A Garda spokesman said they had no evidence of any criminal ring involved in the laptop larceny. "The thefts appear to be unrelated and to be largely impulse stealing," the police spokesman said.
Separate statistics for laptop thefts are not kept by the police, but they believe the figures are increasing as they become more widely used.
The Dell computer company warned that people will have to realize how easily the computers can be taken and not leave them on passenger seats in cars or put them down unguarded in pubs, hotels, stations or airports.
The company said it has alerted gardai in a number of cases where people had called looking for technical support for a laptop that had been stolen.
"Out technicians are trained to deal with the calls as normal and then alert the gardai," said Simon Kelehan, Dell Notebook product marketing manager.
As an anti-theft device, Dell builds in password protection at three levels in its laptop systems that make complex changes in the settings technically difficult to make.

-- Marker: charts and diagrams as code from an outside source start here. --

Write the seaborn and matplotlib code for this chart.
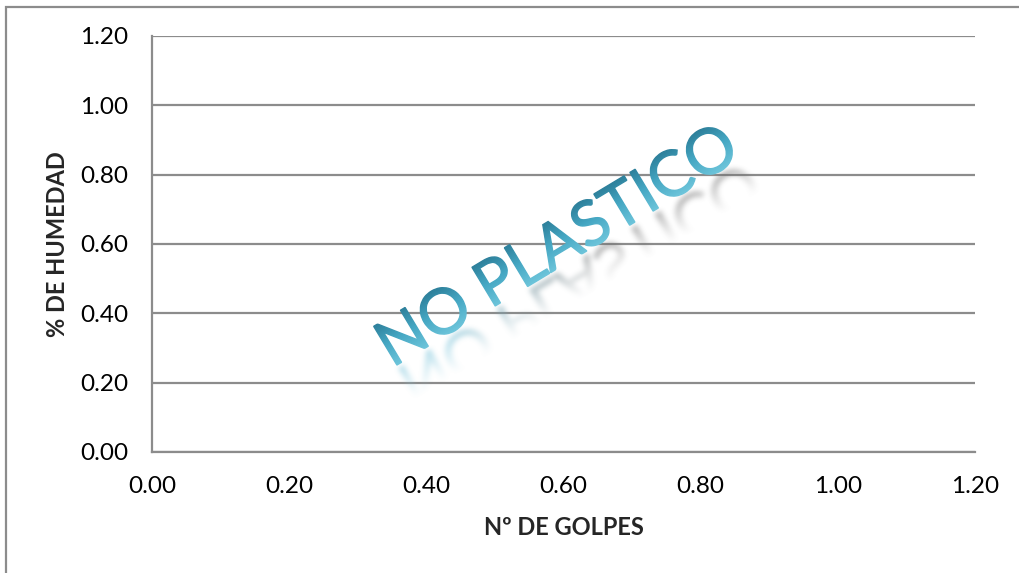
import numpy as np
import pandas as pd
import seaborn as sns
import matplotlib
matplotlib.use("Agg")
import matplotlib.pyplot as plt
from matplotlib.textpath import TextPath
from matplotlib.font_manager import FontProperties
from matplotlib.patches import PathPatch, Rectangle
from matplotlib.transforms import Affine2D
from matplotlib.colors import LinearSegmentedColormap, to_rgb

# Chart content
x_ticks = [0.0, 0.2, 0.4, 0.6, 0.8, 1.0, 1.2]
y_ticks = [0.0, 0.2, 0.4, 0.6, 0.8, 1.0, 1.2]
golpes = []      # no liquid-limit points: the soil is non-plastic
humedad = []
x_label = "Nº DE GOLPES"
y_label = "% DE HUMEDAD"
stamp = "NO PLASTICO"

sns.set_style("white")
plt.rcParams["font.family"] = ["Lato", "DejaVu Sans"]

W, H, DPI = 1019, 573, 100
fig = plt.figure(figsize=(W / DPI, H / DPI), dpi=DPI)
ax = fig.add_axes([152 / W, 1 - 452 / H, (975 - 152) / W, (452 - 36) / H])

df = pd.DataFrame({"golpes": pd.Series(golpes, dtype=float),
                   "humedad": pd.Series(humedad, dtype=float)})
sns.scatterplot(data=df, x="golpes", y="humedad", ax=ax)

grid_c = "#8c8c8c"
ax.set_xlim(x_ticks[0], x_ticks[-1])
ax.set_ylim(y_ticks[0], y_ticks[-1])
ax.set_xticks(x_ticks)
ax.set_yticks(y_ticks)
ax.set_xticklabels([f"{v:.2f}" for v in x_ticks])
ax.set_yticklabels([f"{v:.2f}" for v in y_ticks])
ax.tick_params(axis="both", length=0, labelsize=17.5, colors="black")
ax.tick_params(axis="x", pad=17)
ax.tick_params(axis="y", pad=17)
ax.yaxis.grid(True, color=grid_c, linewidth=1.6)
ax.xaxis.grid(False)
for side in ("top", "right"):
    ax.spines[side].set_visible(False)
for side in ("left", "bottom"):
    ax.spines[side].set_color(grid_c)
    ax.spines[side].set_linewidth(1.6)
ax.set_xlabel(x_label, fontsize=17, fontweight="bold", labelpad=14)
ax.set_ylabel(y_label, fontsize=17, fontweight="bold", labelpad=8)

# Outer chart-area border
fig.patches.append(Rectangle((6 / W, -0.1), 1.2, 1 - 7 / H + 0.1,
                             transform=fig.transFigure, fill=False,
                             edgecolor="#8c8c8c", linewidth=1.6))

# ---- Diagonal "NO PLASTICO" stamp: gradient fill plus blurred reflection ----
fp = FontProperties(family="Lato", weight="normal")
size = 63
tp = TextPath((0, 0), stamp, size=size, prop=fp)
angle = 31
origin = (392, H - 368)  # display pixels, origin at bottom-left
rot = Affine2D().rotate_deg(angle).translate(*origin)
th = np.deg2rad(angle)

yy, xx = np.mgrid[0:H, 0:W] + 0.5
perp = -(xx - origin[0]) * np.sin(th) + (yy - origin[1]) * np.cos(th)
along = (xx - origin[0]) * np.cos(th) + (yy - origin[1]) * np.sin(th)


def path_mask(path, stroke=0.0):
    """Rasterise a display-space path into a float coverage mask."""
    f = plt.figure(figsize=(W / DPI, H / DPI), dpi=DPI)
    a = f.add_axes([0, 0, 1, 1])
    a.set_xlim(0, W)
    a.set_ylim(0, H)
    a.axis("off")
    a.add_patch(PathPatch(path, facecolor="black",
                          edgecolor="black" if stroke else "none",
                          linewidth=stroke))
    f.canvas.draw()
    buf = np.asarray(f.canvas.buffer_rgba())[:, :, 0].astype(float)
    plt.close(f)
    return (1 - buf / 255.0)[::-1]  # flip so row 0 is the bottom


def box_blur(arr, r, passes=3):
    out = arr.copy()
    k = np.ones(2 * r + 1) / (2 * r + 1)
    for _ in range(passes):
        out = np.apply_along_axis(lambda v: np.convolve(v, k, mode="same"), 0, out)
        out = np.apply_along_axis(lambda v: np.convolve(v, k, mode="same"), 1, out)
    return out


overlay = fig.add_axes([0, 0, 1, 1], facecolor="none")
overlay.set_xlim(0, W)
overlay.set_ylim(0, H)
overlay.axis("off")

# reflection mirrored about the baseline, blurred and faded
refl_path = (Affine2D().scale(1, -1).translate(0, -4) + rot).transform_path(tp)
rmask = box_blur(path_mask(refl_path, stroke=0.8), 2)
fade = np.clip(1 + perp / 40.0, 0, 1) ** 1.4
fade[perp > 0] = 0
t = np.clip((along - 60) / 180.0, 0, 1)[..., None]
c_blue = np.array(to_rgb("#7fc6dc"))
c_gray = np.array(to_rgb("#6a6a6a"))
rgb = c_blue * (1 - t) + c_gray * t
alpha = rmask * fade * (0.65 - 0.1 * t[..., 0])
overlay.imshow(np.dstack([rgb, alpha]), extent=(0, W, 0, H), origin="lower",
               interpolation="bilinear", zorder=2)

# main lettering, dark teal at the cap line fading to light blue at the baseline
mmask = path_mask(rot.transform_path(tp), stroke=1.0)
cmap_m = LinearSegmentedColormap.from_list("m", ["#6cc4da", "#45a7c3", "#2b7c97"])
g = np.clip(perp / 48.0, 0, 1)
rgba_m = cmap_m(g)
rgba_m[..., 3] = mmask
overlay.imshow(rgba_m, extent=(0, W, 0, H), origin="lower",
               interpolation="bilinear", zorder=3)

fig.savefig("out.png", dpi=DPI, facecolor="white")
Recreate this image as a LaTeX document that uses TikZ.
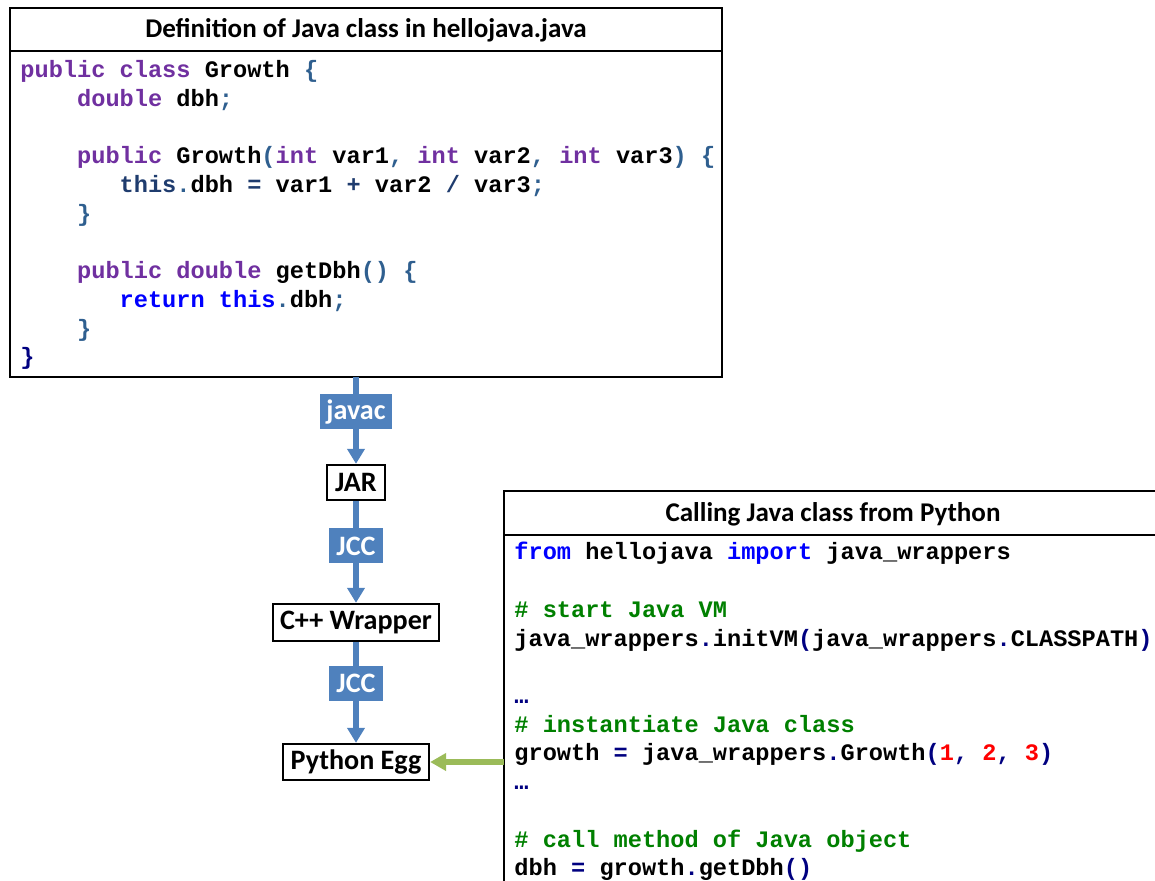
\documentclass[tikz,border=0pt]{standalone}
\usepackage{fontspec}
\setmainfont{Carlito}
\newfontfamily\codefont{Liberation Mono}
\usepackage{xcolor}
\usetikzlibrary{positioning,arrows.meta}

\definecolor{flowblue}{HTML}{4F81BD}
\definecolor{callgreen}{HTML}{9BBB59}
\definecolor{jpurple}{HTML}{7030A0}
\definecolor{jsteel}{HTML}{2F5F8F}
\definecolor{jnavy}{HTML}{1F3C6E}
\definecolor{kwblue}{HTML}{0000FF}
\definecolor{comgreen}{HTML}{008000}
\definecolor{opnavy}{HTML}{000080}
\definecolor{numred}{HTML}{FF0000}

% token colours
\newcommand\jkw[1]{\textcolor{jpurple}{#1}}
\newcommand\jpun[1]{\textcolor{jsteel}{#1}}
\newcommand\jop[1]{\textcolor{jnavy}{#1}}
\newcommand\jret[1]{\textcolor{kwblue}{#1}}
\newcommand\pkw[1]{\textcolor{kwblue}{#1}}
\newcommand\pcom[1]{\textcolor{comgreen}{#1}}
\newcommand\pop[1]{\textcolor{opnavy}{#1}}
\newcommand\pnum[1]{\textcolor{numred}{#1}}
\newcommand\indfour{\phantom{0000}}
\newcommand\indthree{\phantom{000}}

\begin{document}
\begin{tikzpicture}[
    x=0.02cm, y=-0.02cm,
    head/.style={draw, line width=1.3pt, outer sep=0pt, minimum height=0.86cm, font=\fontsize{15.4}{18}\selectfont\bfseries},
    body/.style={draw, line width=1.3pt, outer sep=0pt},
    code/.style={anchor=north west, inner sep=0pt, align=left, font=\codefont\fontsize{13.45}{16.35}\selectfont\bfseries},
    stage/.style={draw, line width=1.3pt, fill=white, inner sep=0pt, font=\fontsize{16}{19}\selectfont\bfseries},
    tool/.style={fill=flowblue, text=white, inner sep=0pt, minimum height=0.7cm, font=\fontsize{16}{19}\selectfont\bfseries},
    flow/.style={draw=flowblue, line width=3.4pt, -{Triangle[width=0.34cm, length=0.3cm]}},
    call/.style={draw=callgreen, line width=3pt, -{Triangle[width=0.34cm, length=0.32cm]}},
]
\useasboundingbox (0,0) rectangle (1155,881);
\clip (0,0) rectangle (1155,881);

% Java source box
\node[head, minimum width=14.24cm, text depth=0pt, text height=0.33cm] (defhead) at (366,29.5) {Definition of Java class in hellojava.java};
\node[body, minimum width=14.24cm, minimum height=6.52cm, below=0pt of defhead] (defbody) {};
\node[code] (defcode) at ([shift={(10,9)}]defbody.north west) {%
\jkw{public class} Growth \jpun{\{}\\
\indfour\jkw{double} dbh\jpun{;}\\
\mbox{}\\
\indfour\jkw{public} Growth\jpun{(}\jkw{int} var1\jpun{,} \jkw{int} var2\jpun{,} \jkw{int} var3\jpun{)} \jpun{\{}\\
\indfour\indthree\jop{this}\jpun{.}dbh \jop{=} var1 \jop{+} var2 \jop{/} var3\jpun{;}\\
\indfour\jpun{\}}\\
\mbox{}\\
\indfour\jkw{public double} getDbh\jpun{()} \jpun{\{}\\
\indfour\indthree\jret{return this}\jpun{.}dbh\jpun{;}\\
\indfour\jpun{\}}\\
\pop{\}}};

% Python caller box
\node[head, minimum width=13.16cm, minimum height=0.88cm, text depth=0pt, text height=0.33cm] (callhead) at (833,513) {Calling Java class from Python};
\node[body, minimum width=13.16cm, minimum height=10cm, below=0pt of callhead] (callbody) {};
\node[code] (callcode) at ([shift={(10,7)}]callbody.north west) {%
\pkw{from} hellojava \pkw{import} java\_wrappers\\
\mbox{}\\
\pcom{\# start Java VM}\\
java\_wrappers\pop{.}initVM\pop{(}java\_wrappers\pop{.}CLASSPATH\pop{)}\\
\mbox{}\\
\pop{…}\\
\pcom{\# instantiate Java class}\\
growth \pop{=} java\_wrappers\pop{.}Growth\pop{(}\pnum{1}\pop{,} \pnum{2}\pop{,} \pnum{3}\pop{)}\\
\pop{…}\\
\mbox{}\\
\pcom{\# call method of Java object}\\
dbh \pop{=} growth\pop{.}getDbh\pop{()}};

% build chain
\node[stage, minimum width=1.16cm, minimum height=0.7cm] (jar) at (356,482.5) {JAR};
\node[stage, minimum width=3.32cm, minimum height=0.74cm] (wrapper) at (356,622.5) {C++ Wrapper};
\node[stage, minimum width=2.92cm, minimum height=0.72cm] (egg) at (356,762) {Python Egg};

\draw[flow] (defbody.south -| jar.north) -- node[tool, minimum width=1.46cm, pos=0.4] (javac) {javac} (jar.north);
\draw[flow] (jar) -- node[tool, minimum width=1.08cm, pos=0.44] (jccone) {JCC} (wrapper);
\draw[flow] (wrapper) -- node[tool, minimum width=1.08cm, pos=0.41] (jcctwo) {JCC} (egg);

\draw[call] (callbody.west |- egg.east) -- (egg.east);

\end{tikzpicture}
\end{document}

"When we get an call from a customer saying his notebook has been stolen, we log in with the service tag when and where it was stolen, the police officer in charge of the investigation and, in the case of Britain, the crime incident report number," Kelehan said.
"We are noticing an increase in thefts in the UK and Ireland. They are a valuable asset and as the usage and the penetration of the market grows, it is inevitable that theft will grow also. The system we use has been fairly successful in recovering machines.
"I know that in some of the big international consultancy companies operating here staff are trained from day one to be hypersensitive about the security of their laptops. They are told to never leave it down and always lock it in the boot of a car rather than leave it on open display.
"I suppose that discipline comes from international experience where theft might be much more widespread. They have obviously suffered the pain of thefts in other markets abroad."
There were an estimated 265,000 laptops stolen in the U.S. in 1996 and 309,000 in 1997 and special computer investigation units have been set up by the FBI and state police forces.
Often, the cost of the laptop pales into insignificance compared to the value of the data that is lost.
"As they are being used more and more as the primary machine to replace a desktop PC, much more critical information is going on them, like financial projections and sensitive customer and company details," Kelehan said.
The new crime is creating new technology to counter it. Owners can now buy a number of devices or software to try to combat the thieves or recover the laptops if they are taken.
There are special locks and cables to fasten them to desks, an alarm system that sounds when a laptop is separated from a radio transmitter you carry and a software program that enables a stolen machine to dial up a monitoring service.